Had the Biya Administration held him in any esteem whatsoever, Fonlon would not have been reduced to that pathetic figure Dr. Lantum so vividly presents to us in this work. Is the Fonlon we see “chasing” his retirement “dossiers” from one office to another in the Ministry of Finance in Yaounde, without anyone even caring to listen to him (p.60), not a complete shadow of the once ebullient personality many of us knew him to be? By the way, let it be known that Fonlon died without ever receiving a single franc for his pension!!

The picture Dr. Lantum paints of the last days of Dr. Fonlon is one of a solitary, downcast, wretched, and sullen man so poor he would even have missed his mother’s burial had Dr. Lantum not stepped in to rescue the situation and enable him to  give his mother a decent burial (p.62). Would Fonlon have been reduced to that level of poverty had he had any influence whatsoever on the Biya regime, as our professors claimed he did? I wonder.

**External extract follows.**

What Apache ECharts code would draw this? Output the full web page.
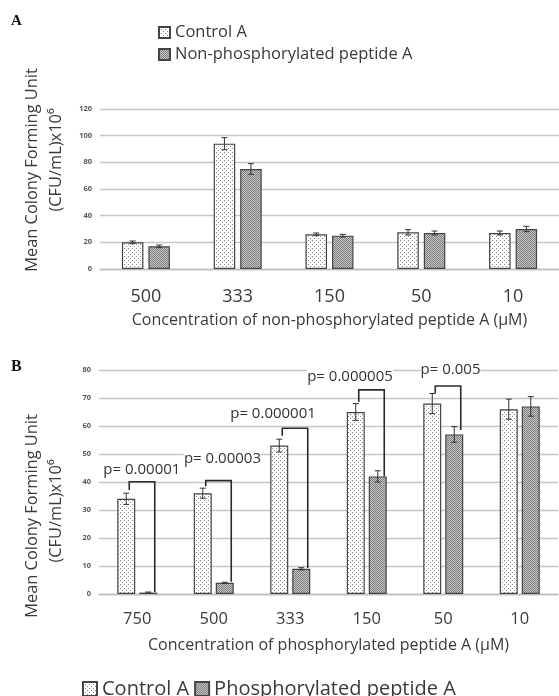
<!DOCTYPE html>
<html>
<head>
<meta charset="utf-8">
<script src="https://cdn.jsdelivr.net/npm/echarts@6/dist/echarts.min.js"></script>
<style>
html,body{margin:0;padding:0;background:#fff;}
#chart{width:559px;height:696px;}
</style>
</head>
<body>
<div id="chart"></div>
<script>
// ---- Data: panel A ----
const CATS_A = ['500', '333', '150', '50', '10'];
const CONTROL_A = [20, 94, 26, 27.5, 27];
const CONTROL_A_ERR = [1, 4.5, 1, 2, 1.5];
const PEPTIDE_A = [17, 75, 25, 27, 30];
const PEPTIDE_A_ERR = [1, 4, 1, 1.5, 2];
const YTICKS_A = { min: 0, max: 120, interval: 20 };

// ---- Data: panel B ----
const CATS_B = ['750', '500', '333', '150', '50', '10'];
const CONTROL_B = [34, 36, 53, 65, 68, 66];
const CONTROL_B_ERR = [2, 1.8, 2.3, 3, 3.6, 3.6];
const PEPTIDE_B = [0.5, 4, 9, 42, 57, 67];
const PEPTIDE_B_ERR = [0.2, 0.2, 0.4, 2, 2.8, 3.5];
const YTICKS_B = { min: 0, max: 80, interval: 10 };

// significance brackets (panel B): category index, top, left foot, right foot
const BR_IDX = [0, 1, 2, 3, 4];
const BR_TOP = [40.1, 40.5, 59.2, 72.9, 74.3];
const BR_LEFT = [37.1, 38.5, 56.5, 68.6, 71.6];
const BR_RIGHT = [0.7, 4.4, 9.3, 42, 58.6];
const P_TEXT = ['p= 0.00001', 'p= 0.00003', 'p= 0.000001', 'p= 0.000005', 'p= 0.005'];
const P_Y = [44.5, 48.2, 64.5, 77.6, 80];
const P_DX = [0.06, 0.114, -0.225, -0.219, 0.095];

const NAME_CTRL = 'Control A';
const NAME_NONP = 'Non-phosphorylated peptide A';
const NAME_PHOS = 'Phosphorylated peptide A';

// ---- styling constants ----
const FONT = '"Open Sans", "Noto Sans", sans-serif';
const TXT = '#3a3a3a';
const BAR_A = 21.5, GAP_A = 5;
const BAR_B = 18, GAP_B = 4;

function makePattern(kind) {
  const c = document.createElement('canvas');
  if (kind === 'dots') {
    c.width = 4; c.height = 4;
    const g = c.getContext('2d');
    g.fillStyle = '#ffffff'; g.fillRect(0, 0, 4, 4);
    g.fillStyle = '#8a8a8a';
    g.fillRect(0, 0, 1, 1); g.fillRect(2, 2, 1, 1);
  } else {
    c.width = 2; c.height = 2;
    const g = c.getContext('2d');
    g.fillStyle = '#c4c4c4'; g.fillRect(0, 0, 2, 2);
    g.fillStyle = '#808080';
    g.fillRect(0, 0, 1, 1); g.fillRect(1, 1, 1, 1);
  }
  return { image: c, repeat: 'repeat' };
}
const PAT_CTRL = makePattern('dots');
const PAT_PEP = makePattern('checker');

function barSeries(name, data, xi, pat, bw, gap) {
  return {
    type: 'bar', name: name, data: data, xAxisIndex: xi, yAxisIndex: xi,
    barWidth: bw, barGap: (gap / bw * 100) + '%',
    itemStyle: { color: pat, borderColor: '#444', borderWidth: 1.2 },
    emphasis: { disabled: true }, animation: false
  };
}

function errSeries(vals, errs, xi, shift, bw, gap) {
  return {
    type: 'custom', xAxisIndex: xi, yAxisIndex: xi, z: 5, animation: false, silent: true,
    data: vals.map((v, i) => [i, v, errs[i]]),
    renderItem: function (params, api) {
      const i = api.value(0), v = api.value(1), e = api.value(2);
      const c = api.coord([i, v]);
      const hi = api.coord([i, v + e]);
      const lo = api.coord([i, v - e]);
      const x = c[0] + shift * (bw + gap) / 2;
      const cap = 3;
      const st = { stroke: '#333', lineWidth: 1 };
      return {
        type: 'group', children: [
          { type: 'line', shape: { x1: x, y1: hi[1], x2: x, y2: lo[1] }, style: st },
          { type: 'line', shape: { x1: x - cap, y1: hi[1], x2: x + cap, y2: hi[1] }, style: st },
          { type: 'line', shape: { x1: x - cap, y1: lo[1], x2: x + cap, y2: lo[1] }, style: st }
        ]
      };
    }
  };
}

const bracketSeries = {
  type: 'custom', xAxisIndex: 1, yAxisIndex: 1, z: 6, animation: false, silent: true,
  data: BR_IDX.map((c, k) => [c, BR_TOP[k], BR_LEFT[k], BR_RIGHT[k]]),
  renderItem: function (params, api) {
    const i = api.value(0);
    const top = api.coord([i, api.value(1)]);
    const lb = api.coord([i, api.value(2)]);
    const rb = api.coord([i, api.value(3)]);
    const off = (BAR_B + GAP_B) / 2;
    const xl = top[0] - off + 3;
    const xr = top[0] + off + 6.5;
    return {
      type: 'polyline',
      shape: { points: [[xl, lb[1]], [xl, top[1]], [xr, top[1]], [xr, rb[1]]] },
      style: { stroke: '#2a2a2a', lineWidth: 1.6, fill: null }
    };
  }
};

const pLabelSeries = {
  type: 'custom', xAxisIndex: 1, yAxisIndex: 1, z: 7, animation: false, silent: true,
  data: BR_IDX.map((c, k) => [c, P_Y[k], P_DX[k], k]),
  renderItem: function (params, api) {
    const i = api.value(0);
    const p = api.coord([i, api.value(1)]);
    const cw = api.size([1, 0])[0];
    const k = api.value(3);
    return {
      type: 'text',
      style: {
        x: p[0] + api.value(2) * cw, y: p[1],
        text: P_TEXT[k], fill: '#333', font: '15px ' + FONT,
        align: 'center', verticalAlign: 'middle', backgroundColor: '#fff'
      }
    };
  }
};

function yAxisCfg(gi, t) {
  return {
    type: 'value', gridIndex: gi, min: t.min, max: t.max, interval: t.interval,
    axisLine: { show: false }, axisTick: { show: false },
    axisLabel: { fontSize: 7.5, fontWeight: 'bold', color: '#555', fontFamily: FONT, margin: 8 },
    splitLine: { lineStyle: { color: '#c6c6c6', width: 1.4 } }
  };
}
function xAxisCfg(gi, cats, name, fs, margin) {
  return {
    type: 'category', gridIndex: gi, data: cats,
    axisLine: { lineStyle: { color: '#bdbdbd', width: 1.4 } },
    axisTick: { show: false },
    axisLabel: { fontSize: fs, color: TXT, fontFamily: FONT, margin: margin },
    name: name, nameLocation: 'middle', nameGap: 43,
    nameTextStyle: { fontSize: 16, color: TXT, fontFamily: FONT }
  };
}

function yTitle(x, y, text) {
  return {
    type: 'text', x: x, y: y, rotation: Math.PI / 2, silent: true,
    style: { text: text, fill: TXT, font: '16.4px ' + FONT, align: 'center', verticalAlign: 'middle' }
  };
}

const chart = echarts.init(document.getElementById('chart'), null, { renderer: 'canvas' });
chart.setOption({
  backgroundColor: '#fff',
  animation: false,
  grid: [
    { left: 100, right: 0, top: 109, bottom: 427 },
    { left: 99, right: 1, top: 370, bottom: 102 }
  ],
  legend: [
    {
      data: [NAME_CTRL, NAME_NONP], orient: 'vertical', left: 158, top: 24, padding: 0,
      itemWidth: 11, itemHeight: 11, itemGap: 5, selectedMode: false, icon: 'rect',
      textStyle: { fontSize: 16.5, color: TXT, fontFamily: FONT }
    },
    {
      data: [NAME_CTRL, NAME_PHOS], orient: 'horizontal', left: 82, top: 679, padding: 0,
      itemWidth: 14, itemHeight: 14, itemGap: 5, selectedMode: false, icon: 'rect',
      textStyle: { fontSize: 20, color: TXT, fontFamily: FONT }
    }
  ],
  xAxis: [
    xAxisCfg(0, CATS_A, 'Concentration of non-phosphorylated peptide A (\u00b5M)', 18, 19),
    xAxisCfg(1, CATS_B, 'Concentration of phosphorylated peptide A (\u00b5M)', 16.5, 17)
  ],
  yAxis: [yAxisCfg(0, YTICKS_A), yAxisCfg(1, YTICKS_B)],
  series: [
    barSeries(NAME_CTRL, CONTROL_A, 0, PAT_CTRL, BAR_A, GAP_A),
    barSeries(NAME_NONP, PEPTIDE_A, 0, PAT_PEP, BAR_A, GAP_A),
    errSeries(CONTROL_A, CONTROL_A_ERR, 0, -1, BAR_A, GAP_A),
    errSeries(PEPTIDE_A, PEPTIDE_A_ERR, 0, 1, BAR_A, GAP_A),
    barSeries(NAME_CTRL, CONTROL_B, 1, PAT_CTRL, BAR_B, GAP_B),
    barSeries(NAME_PHOS, PEPTIDE_B, 1, PAT_PEP, BAR_B, GAP_B),
    errSeries(CONTROL_B, CONTROL_B_ERR, 1, -1, BAR_B, GAP_B),
    errSeries(PEPTIDE_B, PEPTIDE_B_ERR, 1, 1, BAR_B, GAP_B),
    bracketSeries,
    pLabelSeries
  ],
  graphic: [
    { type: 'text', left: 11, top: 14, silent: true,
      style: { text: 'A', fill: '#111', font: 'bold 15px "Liberation Serif", serif' } },
    { type: 'text', left: 11, top: 359, silent: true,
      style: { text: 'B', fill: '#111', font: 'bold 16px "Liberation Serif", serif' } },
    yTitle(32, 170, 'Mean Colony Forming Unit'),
    yTitle(56, 160, '(CFU/mL)x10\u2076'),
    yTitle(32, 516, 'Mean Colony Forming Unit'),
    yTitle(56, 511, '(CFU/mL)x10\u2076')
  ]
});
</script>
</body>
</html>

Another issue that is bound to raise eyebrows in certain circles, is the author’s claim that Dr. Fonlon resigned from his post as Minister of Health when French doctors opposed his attempts to transform the Yaounde central hospital into a teaching hospital for our medical school!! (p. 50). Sankie Maimo, noted for his open confrontation with Dr. Fonlon, is on record as claiming that Fonlon never resigned but was fired for trying to transfer doctors out of Yaounde? Wherein lies the truth? That is the question.

On the whole, Dr. Lantum’s booklet makes interesting reading, although it is marred by numerous, regrettable and irritating typographical mistakes. I know I will receive the usual excuse that Francophones typeset the work, but what stops a seasoned writer of Dr. Lantum’s stature from insisting to review the final proof of his work before it rolls off the press? The answer is waltzing in the wind.

Such short-comings notwithstanding, Dr. Lantum’s work is a commendable scratch on the tip of the huge intellectual iceberg that was Bernard Nsokika Fonlon.